Отойдя к главным силам на персидскую территорию, за село Базыргян, бригада впервые заночевала боевым биваком, не разбивая палаток.
Хотя мы и не ели ничего со вчерашнего вечера и для сотен был приготовлен горячий ужин в походных кухнях — аппетит куда-то испарился.
Мне сказали, что хорунжий Семеняка убит. Моему горю не было конца…
Так вот какова война — застучало в моей голове. Убит… то есть я его уже больше никогда не увижу?!.. И не буду уже никогда с ним разговаривать?!
Убит… значит, выходит, он напрасно учился, напрасно стал офицером, напрасно рос, напрасно родился?!
Убит… значит, от него не осталось ничего?! И вместо офицера, который еще только вчера со мною так мило, дружески разговаривал, осталось только бездыханное тело?!
Убит… как же об этом уведомить его несчастную мать-вдову, которая жила только им одним, своим любимым и единственным сыном?! Что же она испытает в этот ужасный для нее момент?!
Я почувствовал какую-то пустоту в душе, бесплодность жизни, и мне безумно захотелось спать, спать… И я, не раздеваясь и не снимая оружия, накинул бурку и лег возле своего офицерского вьюка. Лег и немедленно же заснул мертвым сном.
Спал очень долго, как никогда. Было будто жестко лежать, и чувствовалась сырость.
— Ваше благородие!.. Ваше благородие! — взывает ко мне мой верный денщик Иван Ловлин, по прозвищу Абдулла, тормоша за плечо. — Уже все встали, скоро полк будет выступать. Закусите что-нибудь!
И я проснулся. И вспомнил вчерашний бой. Вспомнил, что Семеняка убит, и подумал — это приснилось мне во сне.

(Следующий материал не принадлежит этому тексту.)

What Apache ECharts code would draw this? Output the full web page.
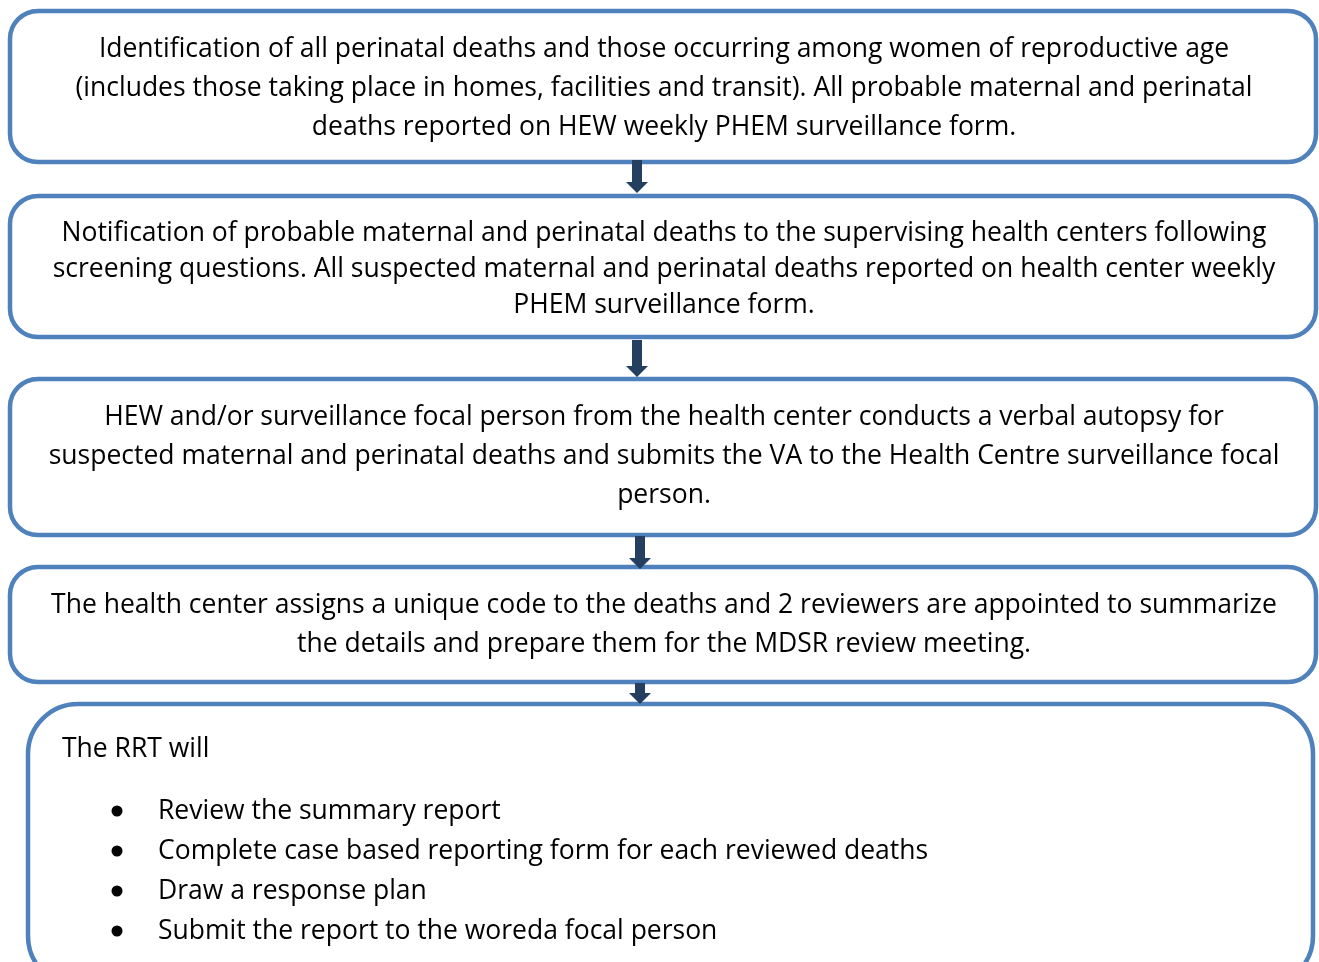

От долгой вчерашней пальбы из винтовок еще трещало в ушах. Я сразу же почему-то вспомнил картину, когда казак Подымов шашкой добивал курда, стремившегося убежать от него на одной здоровой ноге. И случай этот давил на меня тяжким упреком уставного параграфа — «раненого не добивай».
Ночью, оказывается, прошел дождь. В моей борозде стояла вода. Бурка промокла. Холодною водою освежил глаза и подошел к Маневскому и Леурде. Они завтракали.
— Долго вы спали, Федор Иванович, — говорит мне Маневский. — А теперь садитесь кушать своего гуся… Трофей вчерашнего боя.
Для жареного гуся у меня нашелся некоторый аппетит. Мы, три офицера сотни, сидим на бурках и закусываем. Подходит вахмистр сотни, сверхсрочник И. М. Дубина, казак станицы Кущевской, и весело первый произносит, обращаясь ко мне:
— Здравия желаю, ваше благородие! — и тут же спрашивает о моем настроении, как я спал. Он не в меру любезен и любознателен. Интересуется, хорошо ли гусь уварился. Он ведь турецкий. И сам смеется над своей остротой.
Я ем молча, и мне начинает надоедать словоохотливость вахмистра. Правда, он всегда любил поговорить со своими офицерами и оказать им услугу, но сегодня он… уж очень пересаливал. И главное, Маневский, всегда его останавливающий, сегодня не только этого не делает, но словно сочувствует ему. И, глядя на меня, улыбается. Наконец он не выдерживает и говорит:
— Федор Иванович! Да поздравьте подхорунжего Дубину! Неужели вы ничего не замечаете? Посмотрите на него!
Я поднимаю на вахмистра сотни свои печальные глаза и, право, ничего не замечаю, кроме его счастливого полного лица.
— Да на погоны посмотрите, — подсказывает мне Маневский.
Я бросаю взгляд на погоны и вижу у него вместо вахмистрских сверхсрочнослужащего, по краям обшитых галуном, как у юнкера, теперь на черкеске погоны подхорунжего. Я недоуменно смотрю на него, а Маневский поясняет, что за вчерашний бой командир полка поздравил его с повышением, а начальник бригады — утвердил.